(begin)
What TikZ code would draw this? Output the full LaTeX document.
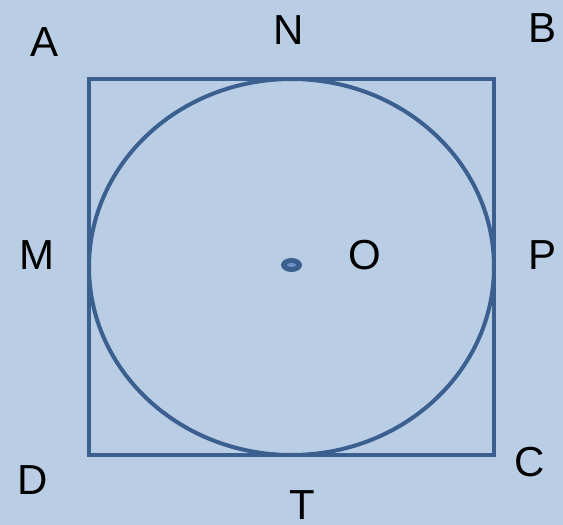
\documentclass[tikz,border=0pt]{standalone}
\usepackage{fontspec}
\setmainfont{Liberation Sans}
\definecolor{bg}{HTML}{B9CDE5}
\definecolor{ln}{HTML}{3B5F8F}
\definecolor{dotin}{HTML}{6F93C8}
\begin{document}
\begin{tikzpicture}[x=1pt,y=-1pt,
  lbl/.style={inner sep=0pt,font=\fontsize{42}{44}\selectfont,text=black},
  shp/.style={draw=ln,line width=4pt}]
\fill[bg] (0,0) rectangle (563,525);
\useasboundingbox (0,0) rectangle (563,525);
\coordinate (a) at (89,79);
\coordinate (b) at (494,79);
\coordinate (c) at (494,455);
\coordinate (d) at (89,455);
\coordinate (o) at (291.5,267);
\draw[shp] (a) -- (b) -- (c) -- (d) -- cycle;
\draw[shp] (o) ellipse [x radius=202.5, y radius=188];
\fill[ln] (291.5,265) ellipse [x radius=10.5, y radius=7];
\fill[dotin] (291.5,265) ellipse [x radius=4.5, y radius=2];
\node[lbl] (A) at (45,42) {A};
\node[lbl] (N) at (289,30) {N};
\node[lbl] (B) at (543,28) {B};
\node[lbl] (M) at (37,255) {M};
\node[lbl] (O) at (365,255) {O};
\node[lbl] (P) at (543,255) {P};
\node[lbl] (D) at (33,480) {D};
\node[lbl] (T) at (302,505) {T};
\node[lbl] (C) at (530,462) {C};
\end{tikzpicture}
\end{document}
(end)
_Instructions to follow_
Images in the data above are to be skipped. Retype all other material exactly.

_Response to the task_
What TikZ code would draw this? Output the full LaTeX document.
\documentclass[tikz,border=0pt]{standalone}
\usepackage{fontspec}
\setmainfont{Liberation Sans}
\definecolor{bg}{HTML}{B9CDE5}
\definecolor{ln}{HTML}{3B5F8F}
\definecolor{dotin}{HTML}{6F93C8}
\begin{document}
\begin{tikzpicture}[x=1pt,y=-1pt,
  lbl/.style={inner sep=0pt,font=\fontsize{42}{44}\selectfont,text=black},
  shp/.style={draw=ln,line width=4pt}]
\fill[bg] (0,0) rectangle (563,525);
\useasboundingbox (0,0) rectangle (563,525);
\coordinate (a) at (89,79);
\coordinate (b) at (494,79);
\coordinate (c) at (494,455);
\coordinate (d) at (89,455);
\coordinate (o) at (291.5,267);
\draw[shp] (a) -- (b) -- (c) -- (d) -- cycle;
\draw[shp] (o) ellipse [x radius=202.5, y radius=188];
\fill[ln] (291.5,265) ellipse [x radius=10.5, y radius=7];
\fill[dotin] (291.5,265) ellipse [x radius=4.5, y radius=2];
\node[lbl] (A) at (45,42) {A};
\node[lbl] (N) at (289,30) {N};
\node[lbl] (B) at (543,28) {B};
\node[lbl] (M) at (37,255) {M};
\node[lbl] (O) at (365,255) {O};
\node[lbl] (P) at (543,255) {P};
\node[lbl] (D) at (33,480) {D};
\node[lbl] (T) at (302,505) {T};
\node[lbl] (C) at (530,462) {C};
\end{tikzpicture}
\end{document}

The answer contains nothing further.